- Task to complete
Print, word for word, the opening line of the data below and every line after it through the line that contains "const sc5b9Tests = ['ns.', 'p<0.001', 'p<0.001'];", but not the pictures.

- Material provided
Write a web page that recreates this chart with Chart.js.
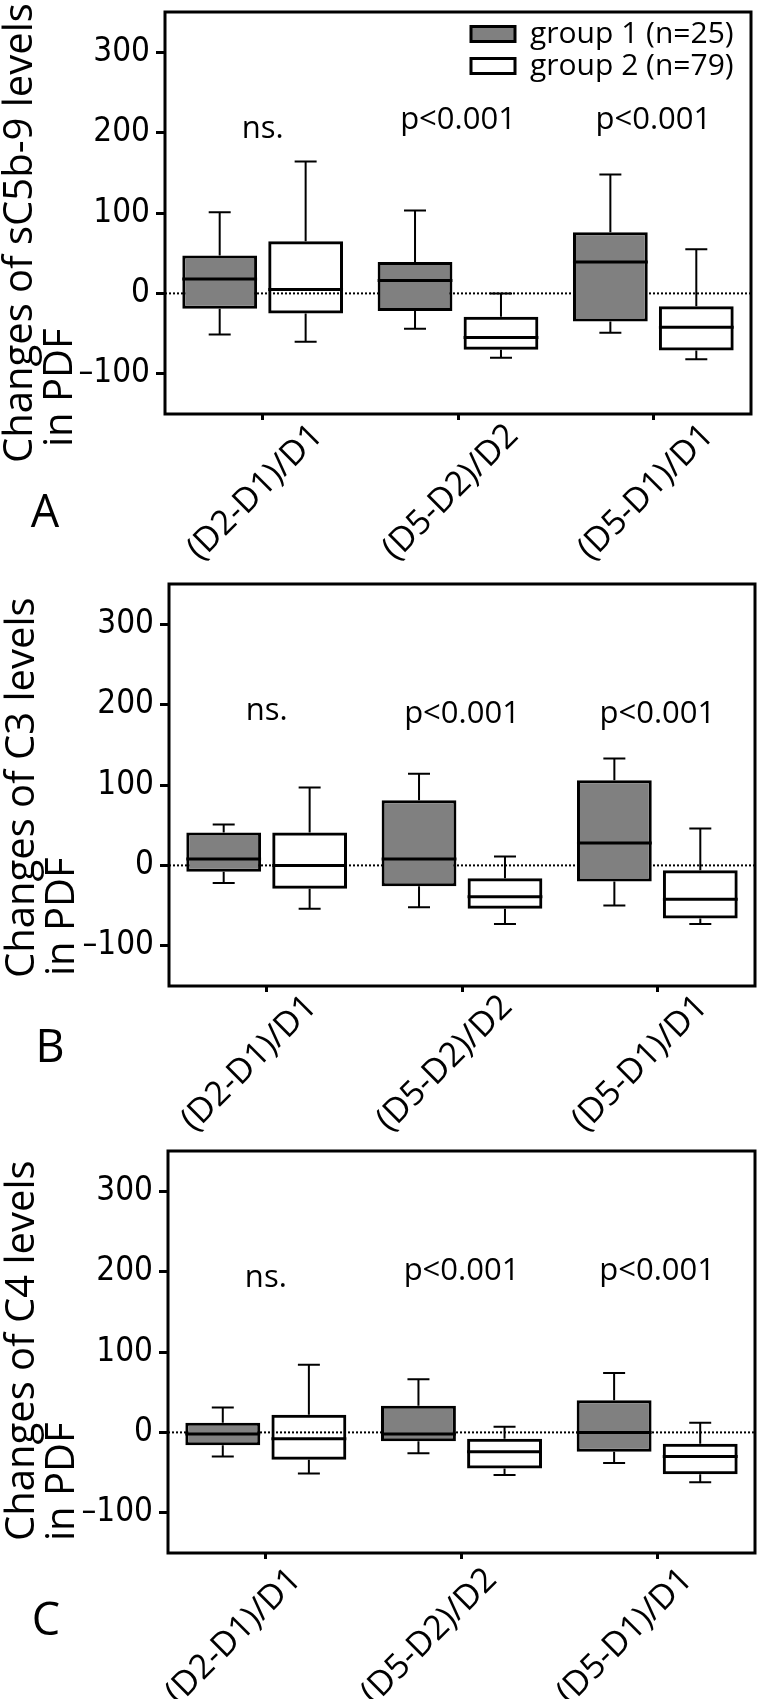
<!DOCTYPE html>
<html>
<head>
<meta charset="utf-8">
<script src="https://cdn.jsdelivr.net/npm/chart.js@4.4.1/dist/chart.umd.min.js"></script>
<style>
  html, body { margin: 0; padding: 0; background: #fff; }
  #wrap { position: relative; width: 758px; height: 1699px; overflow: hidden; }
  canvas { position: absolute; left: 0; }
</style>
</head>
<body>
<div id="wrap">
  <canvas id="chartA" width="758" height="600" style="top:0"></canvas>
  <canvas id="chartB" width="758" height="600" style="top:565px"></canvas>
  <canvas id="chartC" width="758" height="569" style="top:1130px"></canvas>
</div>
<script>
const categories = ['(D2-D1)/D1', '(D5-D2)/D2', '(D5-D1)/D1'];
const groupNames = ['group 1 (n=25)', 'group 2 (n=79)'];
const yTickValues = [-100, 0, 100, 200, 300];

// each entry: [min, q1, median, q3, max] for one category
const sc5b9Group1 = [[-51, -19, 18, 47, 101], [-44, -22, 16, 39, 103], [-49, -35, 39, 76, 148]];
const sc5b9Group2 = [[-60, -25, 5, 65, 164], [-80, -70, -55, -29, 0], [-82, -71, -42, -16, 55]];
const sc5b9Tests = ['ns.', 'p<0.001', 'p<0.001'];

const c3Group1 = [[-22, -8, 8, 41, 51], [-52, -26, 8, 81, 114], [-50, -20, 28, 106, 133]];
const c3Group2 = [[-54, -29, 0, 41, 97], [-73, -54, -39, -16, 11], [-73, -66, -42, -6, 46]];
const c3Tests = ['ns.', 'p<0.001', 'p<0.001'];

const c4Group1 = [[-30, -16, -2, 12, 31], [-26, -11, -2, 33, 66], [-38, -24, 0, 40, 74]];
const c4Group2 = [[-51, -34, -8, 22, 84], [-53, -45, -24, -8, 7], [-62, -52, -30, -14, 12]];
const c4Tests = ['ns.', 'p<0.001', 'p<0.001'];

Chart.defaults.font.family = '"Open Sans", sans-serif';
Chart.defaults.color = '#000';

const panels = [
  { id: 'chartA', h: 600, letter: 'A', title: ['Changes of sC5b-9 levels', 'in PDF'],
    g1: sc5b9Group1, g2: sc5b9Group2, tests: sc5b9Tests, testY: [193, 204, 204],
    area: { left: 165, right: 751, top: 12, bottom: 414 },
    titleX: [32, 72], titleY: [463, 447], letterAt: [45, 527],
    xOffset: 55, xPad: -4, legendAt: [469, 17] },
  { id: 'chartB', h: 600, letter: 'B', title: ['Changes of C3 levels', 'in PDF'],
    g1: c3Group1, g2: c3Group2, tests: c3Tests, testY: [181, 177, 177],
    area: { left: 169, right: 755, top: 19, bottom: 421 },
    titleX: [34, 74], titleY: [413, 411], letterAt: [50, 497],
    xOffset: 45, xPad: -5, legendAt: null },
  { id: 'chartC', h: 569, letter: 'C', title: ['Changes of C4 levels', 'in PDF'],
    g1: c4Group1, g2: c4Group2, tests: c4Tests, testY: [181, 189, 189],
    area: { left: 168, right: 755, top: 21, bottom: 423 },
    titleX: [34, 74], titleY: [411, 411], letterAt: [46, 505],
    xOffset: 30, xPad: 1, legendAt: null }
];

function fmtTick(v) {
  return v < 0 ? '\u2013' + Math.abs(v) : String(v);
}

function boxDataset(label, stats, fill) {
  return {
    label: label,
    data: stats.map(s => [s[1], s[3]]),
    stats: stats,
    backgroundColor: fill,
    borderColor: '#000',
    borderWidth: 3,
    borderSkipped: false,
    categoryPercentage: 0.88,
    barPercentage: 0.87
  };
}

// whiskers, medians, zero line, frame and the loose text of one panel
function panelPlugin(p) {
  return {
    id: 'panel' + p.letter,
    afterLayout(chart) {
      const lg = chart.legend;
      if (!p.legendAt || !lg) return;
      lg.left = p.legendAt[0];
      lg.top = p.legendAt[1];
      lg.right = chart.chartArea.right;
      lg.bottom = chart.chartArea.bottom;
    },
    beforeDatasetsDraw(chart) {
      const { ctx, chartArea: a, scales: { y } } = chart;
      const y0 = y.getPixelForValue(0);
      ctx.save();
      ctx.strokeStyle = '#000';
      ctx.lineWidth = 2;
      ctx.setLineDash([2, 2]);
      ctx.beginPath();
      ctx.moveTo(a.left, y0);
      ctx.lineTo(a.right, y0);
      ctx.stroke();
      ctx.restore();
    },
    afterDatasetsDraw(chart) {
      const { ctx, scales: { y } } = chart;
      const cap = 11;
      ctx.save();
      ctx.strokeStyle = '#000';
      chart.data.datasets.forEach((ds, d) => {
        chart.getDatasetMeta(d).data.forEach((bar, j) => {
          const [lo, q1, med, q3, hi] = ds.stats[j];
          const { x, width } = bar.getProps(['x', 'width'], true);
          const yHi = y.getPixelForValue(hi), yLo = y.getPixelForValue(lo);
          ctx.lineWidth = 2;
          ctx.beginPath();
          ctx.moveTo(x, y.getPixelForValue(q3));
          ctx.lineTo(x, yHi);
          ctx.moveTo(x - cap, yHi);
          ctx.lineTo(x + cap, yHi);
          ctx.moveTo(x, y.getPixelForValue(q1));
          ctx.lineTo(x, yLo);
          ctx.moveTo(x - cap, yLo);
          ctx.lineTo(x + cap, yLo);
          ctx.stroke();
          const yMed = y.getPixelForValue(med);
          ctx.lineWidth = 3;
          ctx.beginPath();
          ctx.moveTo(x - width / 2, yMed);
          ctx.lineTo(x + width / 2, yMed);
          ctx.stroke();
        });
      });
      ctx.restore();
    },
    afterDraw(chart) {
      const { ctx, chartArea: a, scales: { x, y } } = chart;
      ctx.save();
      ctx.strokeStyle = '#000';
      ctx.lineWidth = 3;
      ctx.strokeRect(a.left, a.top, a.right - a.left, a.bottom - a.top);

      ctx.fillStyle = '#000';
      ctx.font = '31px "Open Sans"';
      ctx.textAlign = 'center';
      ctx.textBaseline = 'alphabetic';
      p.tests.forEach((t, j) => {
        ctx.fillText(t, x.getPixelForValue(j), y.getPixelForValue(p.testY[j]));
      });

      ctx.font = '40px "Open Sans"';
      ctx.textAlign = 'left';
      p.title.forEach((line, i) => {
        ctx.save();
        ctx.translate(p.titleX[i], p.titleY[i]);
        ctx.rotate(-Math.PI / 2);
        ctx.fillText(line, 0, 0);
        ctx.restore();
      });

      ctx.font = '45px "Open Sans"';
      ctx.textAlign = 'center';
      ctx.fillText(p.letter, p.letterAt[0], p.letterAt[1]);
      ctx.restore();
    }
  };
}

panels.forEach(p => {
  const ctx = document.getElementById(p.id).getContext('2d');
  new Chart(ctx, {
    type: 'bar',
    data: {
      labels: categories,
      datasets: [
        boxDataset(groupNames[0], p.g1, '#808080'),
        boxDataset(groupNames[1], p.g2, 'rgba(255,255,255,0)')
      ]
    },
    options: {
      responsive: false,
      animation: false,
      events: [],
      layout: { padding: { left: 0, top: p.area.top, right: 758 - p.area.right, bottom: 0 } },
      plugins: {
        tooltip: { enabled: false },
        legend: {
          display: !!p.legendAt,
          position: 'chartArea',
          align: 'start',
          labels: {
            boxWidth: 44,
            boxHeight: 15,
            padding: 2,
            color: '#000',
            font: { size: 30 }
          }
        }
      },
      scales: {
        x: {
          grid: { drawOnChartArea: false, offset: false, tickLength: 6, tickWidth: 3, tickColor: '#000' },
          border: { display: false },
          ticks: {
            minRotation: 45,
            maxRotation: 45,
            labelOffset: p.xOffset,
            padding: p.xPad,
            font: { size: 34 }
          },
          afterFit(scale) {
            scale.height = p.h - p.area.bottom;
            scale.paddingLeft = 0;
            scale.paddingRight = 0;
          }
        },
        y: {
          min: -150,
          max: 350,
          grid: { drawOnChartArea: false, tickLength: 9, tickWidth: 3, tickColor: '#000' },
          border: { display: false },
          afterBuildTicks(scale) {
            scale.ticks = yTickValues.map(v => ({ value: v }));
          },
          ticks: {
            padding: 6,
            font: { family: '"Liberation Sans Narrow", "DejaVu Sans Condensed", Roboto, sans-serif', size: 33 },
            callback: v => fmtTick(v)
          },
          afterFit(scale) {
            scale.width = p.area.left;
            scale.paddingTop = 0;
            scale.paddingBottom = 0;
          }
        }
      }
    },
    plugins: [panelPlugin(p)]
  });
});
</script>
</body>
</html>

- Exercise solution
Write a web page that recreates this chart with Chart.js.
<!DOCTYPE html>
<html>
<head>
<meta charset="utf-8">
<script src="https://cdn.jsdelivr.net/npm/chart.js@4.4.1/dist/chart.umd.min.js"></script>
<style>
  html, body { margin: 0; padding: 0; background: #fff; }
  #wrap { position: relative; width: 758px; height: 1699px; overflow: hidden; }
  canvas { position: absolute; left: 0; }
</style>
</head>
<body>
<div id="wrap">
  <canvas id="chartA" width="758" height="600" style="top:0"></canvas>
  <canvas id="chartB" width="758" height="600" style="top:565px"></canvas>
  <canvas id="chartC" width="758" height="569" style="top:1130px"></canvas>
</div>
<script>
const categories = ['(D2-D1)/D1', '(D5-D2)/D2', '(D5-D1)/D1'];
const groupNames = ['group 1 (n=25)', 'group 2 (n=79)'];
const yTickValues = [-100, 0, 100, 200, 300];

// each entry: [min, q1, median, q3, max] for one category
const sc5b9Group1 = [[-51, -19, 18, 47, 101], [-44, -22, 16, 39, 103], [-49, -35, 39, 76, 148]];
const sc5b9Group2 = [[-60, -25, 5, 65, 164], [-80, -70, -55, -29, 0], [-82, -71, -42, -16, 55]];
const sc5b9Tests = ['ns.', 'p<0.001', 'p<0.001'];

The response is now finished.